Saturday, August 15, 2009

Mail Call

What does three months of mail look like? Three bloated, rapacious, blobbish creatures—otherwise known as three brown shopping bags. Ugh. I didn’t start at the top and work my way down, but began by pawing through the bags for literary journals that had arrived over the summer. And I found a couple of surprises. One, I had three poems published in a journal who didn’t ask for permission, so, uh, surprise. I’m just happy they weren’t accepted elsewhere, so no harm done. But also I was sent a copy of The Journal. I’d never heard of this publication from the Ohio State Graduate Programs, and I’m not sure why it came to me, but I was impressed with the poetry there. One of many solid poems in it is “Taxonomy”  by Bob Hicok. This poem is that rare combination of rawness and exactitude.
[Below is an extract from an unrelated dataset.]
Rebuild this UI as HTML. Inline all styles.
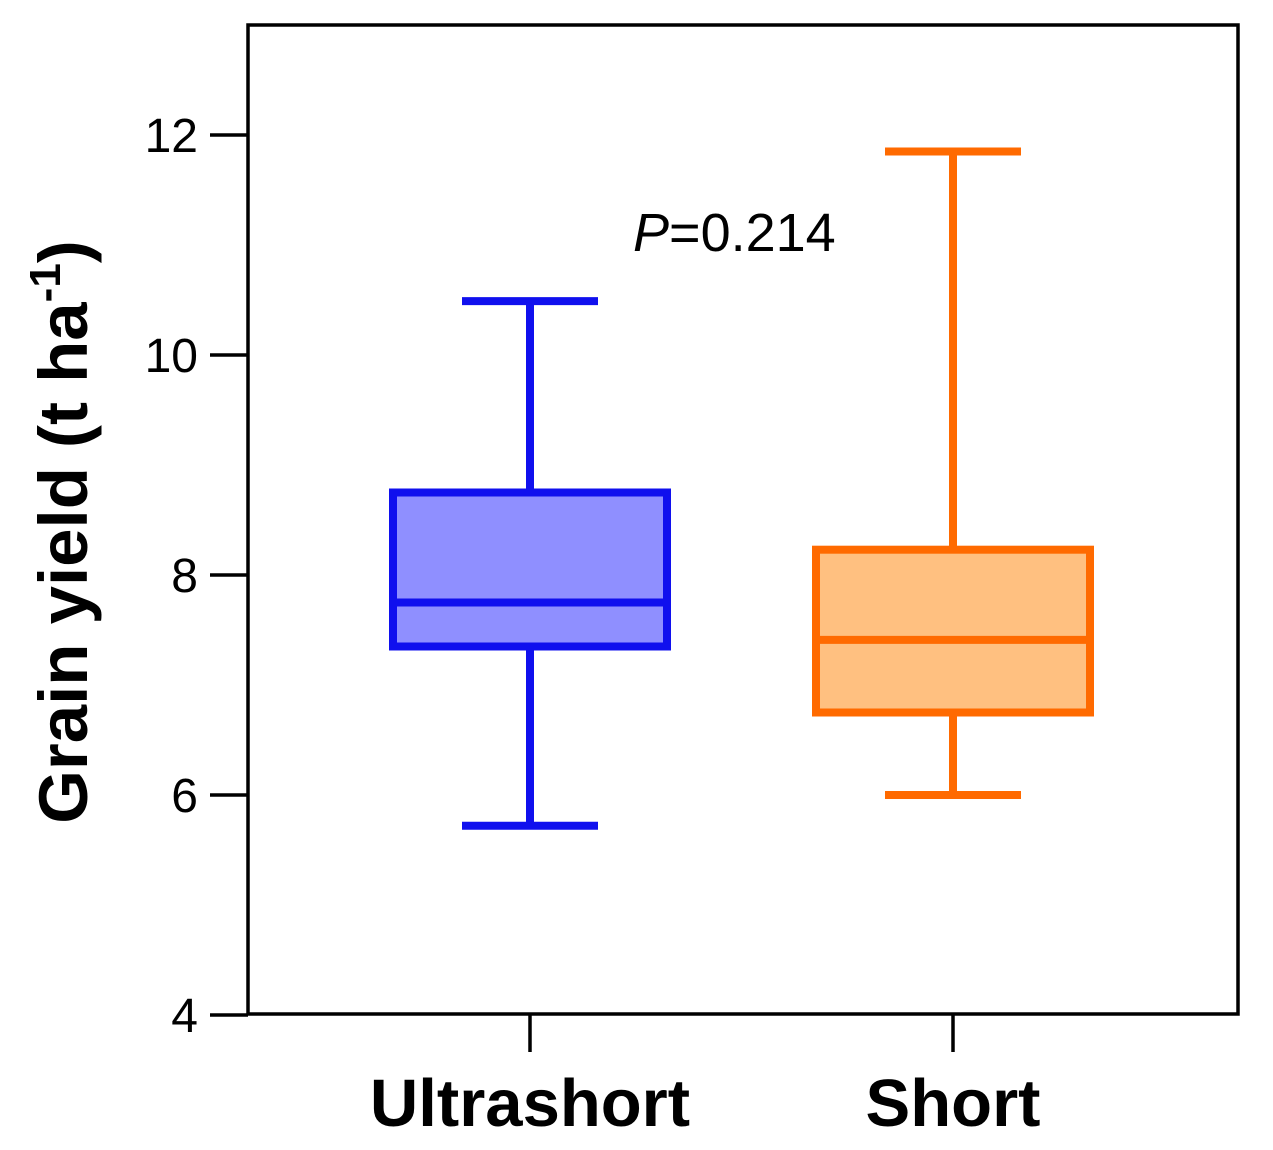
<!DOCTYPE html>
<html><head><meta charset="utf-8"><style>
html,body{margin:0;padding:0;background:#fff;}
svg{display:block;font-family:"Liberation Sans",Arial,sans-serif;}
</style></head><body>
<svg id="chart" width="1273" height="1150" viewBox="0 0 1273 1150" xmlns="http://www.w3.org/2000/svg">
<rect x="248" y="25" width="990" height="989" fill="none" stroke="#000" stroke-width="3.5"/>
<g id="yaxis"></g>
<g id="xaxis"></g>
<g id="boxes"></g>
<text x="633" y="251" font-size="54" fill="#000"><tspan font-style="italic">P</tspan>=0.214</text>
<text transform="translate(87,532) rotate(-90)" text-anchor="middle" font-size="69" font-weight="bold" fill="#000">Grain yield (t ha<tspan dy="-27" font-size="44">-1</tspan><tspan dy="27">)</tspan></text>
</svg>
<script>
const categories = ["Ultrashort", "Short"];
const mins = [5.72, 6.0];
const q1s = [7.35, 6.75];
const medians = [7.75, 7.41];
const q3s = [8.75, 8.23];
const maxs = [10.49, 11.85];
const yTicks = [4, 6, 8, 10, 12];
const strokeColors = ["#1010ee", "#ff6a00"];
const fillColors = ["#8f8fff", "#ffc080"];

const NS = "http://www.w3.org/2000/svg";
const y = v => 1015 - (v - 4) * 110;
const xCenters = [530, 953];
const x = i => xCenters[i];
function mk(tag, attrs, parent){const e=document.createElementNS(NS,tag);for(const k in attrs)e.setAttribute(k,attrs[k]);parent.appendChild(e);return e;}
const yg=document.getElementById('yaxis'), xg=document.getElementById('xaxis'), bg=document.getElementById('boxes');
yTicks.forEach(t=>{
  const l=mk('line',{x1:210,x2:248,y1:y(t),y2:y(t),stroke:'#000','stroke-width':3.5},yg);
  
  
  const tx=mk('text',{x:198,y:y(t)+17,'text-anchor':'end','font-size':48,fill:'#000'},yg);
  tx.textContent=t;
  
  
});
categories.forEach((c,i)=>{
  const l=mk('line',{x1:x(i),x2:x(i),y1:1014,y2:1052,stroke:'#000','stroke-width':3.5},xg);
  
  
  const tx=mk('text',{x:x(i),y:1126,'text-anchor':'middle','font-size':67,'font-weight':'bold',fill:'#000'},xg);
  tx.textContent=c;
  
  
  const g=mk('g',{},bg);
  
  
  const col=strokeColors[i], hw=137, cw=68, sw=8;
  mk('line',{x1:x(i),x2:x(i),y1:y(maxs[i]),y2:y(q3s[i]),stroke:col,'stroke-width':sw},g);
  mk('line',{x1:x(i),x2:x(i),y1:y(q1s[i]),y2:y(mins[i]),stroke:col,'stroke-width':sw},g);
  mk('line',{x1:x(i)-cw,x2:x(i)+cw,y1:y(maxs[i]),y2:y(maxs[i]),stroke:col,'stroke-width':sw},g);
  mk('line',{x1:x(i)-cw,x2:x(i)+cw,y1:y(mins[i]),y2:y(mins[i]),stroke:col,'stroke-width':sw},g);
  mk('rect',{x:x(i)-hw,y:y(q3s[i]),width:2*hw,height:y(q1s[i])-y(q3s[i]),fill:fillColors[i],stroke:col,'stroke-width':sw},g);
  mk('line',{x1:x(i)-hw,x2:x(i)+hw,y1:y(medians[i]),y2:y(medians[i]),stroke:col,'stroke-width':sw},g);
});
</script>
</body></html>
Little example: the speaker shows his mother how “… a knife / heated on the stove made something / of a cactus on the inside of my mouth. / There’s a moment when one animal / recognizes another as its kind.”  I was also happy to see three of my poems in Prairie Schooner and found myself immediately envying the other poems in this summer edition such as the ones by Jehanne Dubrow, Richard Jackson, and Alicia Ostriker.  So, while the bags are still bulging about my dining room, at least I have some good reading in there.